When the Marquee's Lights Go Out (Quando as Luzes das Marquises se Apagam) is a 2018 Brazilian documentary film by Renato Brandão. The film tells the story of the traditional movie theaters in an area called Cinelândia Paulistana (Note: The name Cinelandia, literally "Cinema land", was inspired by a homonymous area in Rio de Janeiro.), in the Downtown São Paulo.

The film premiered at the 2018 It's All True – International Documentary Film Festival.

==Plot==
Based on testimonials from former regular cinema goers (including the writer Ignácio de Loyola Brandão) and extensive archival footage, the documentary presents the story of the movie theaters located between the São João and Ipiranga avenues, in downtown São Paulo.
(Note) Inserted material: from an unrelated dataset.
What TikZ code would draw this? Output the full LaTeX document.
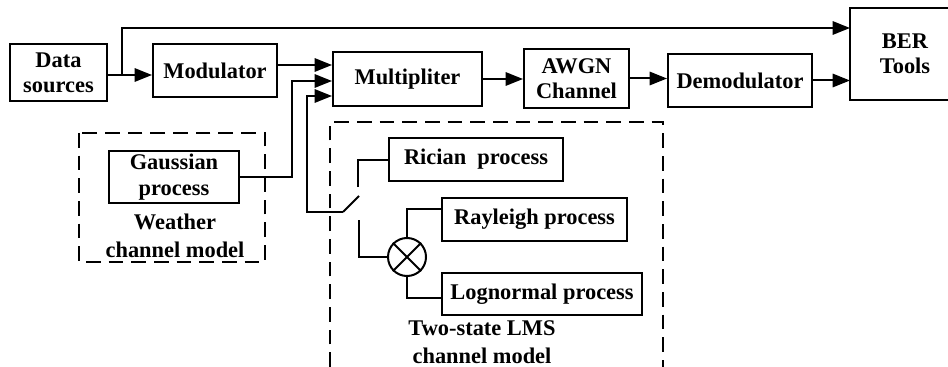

Known as Cinelândia Paulistana, this area held the largest concentration of cinemas in the city, including the Art-Palácio, the Metro, the Ipiranga, the Marabá, the Comodoro Cinerama, and reached its peak heyday in the 1950s and 1960s.

The urban decay of the city center in the 1970s and the emergence of the multiple-screen theaters often located in shopping malls and the home viewing on VHS in the 1980s reduced much of the allure of Cinelandia Paulistana, which saw the closing of its several famous cinemas, while its fewer remaining theaters specializes in showing adult pornographic movies.

==Release==
The film was included in the Official Selection at the 23rd It's All True – International Documentary Film Festival and had its premiere on April 17, 2018.

In 2020, it was screened again at the It's All True Film Festival for a special event.

Also that year, it was screened online at the Arquivo Em Cartaz - International archive film festival.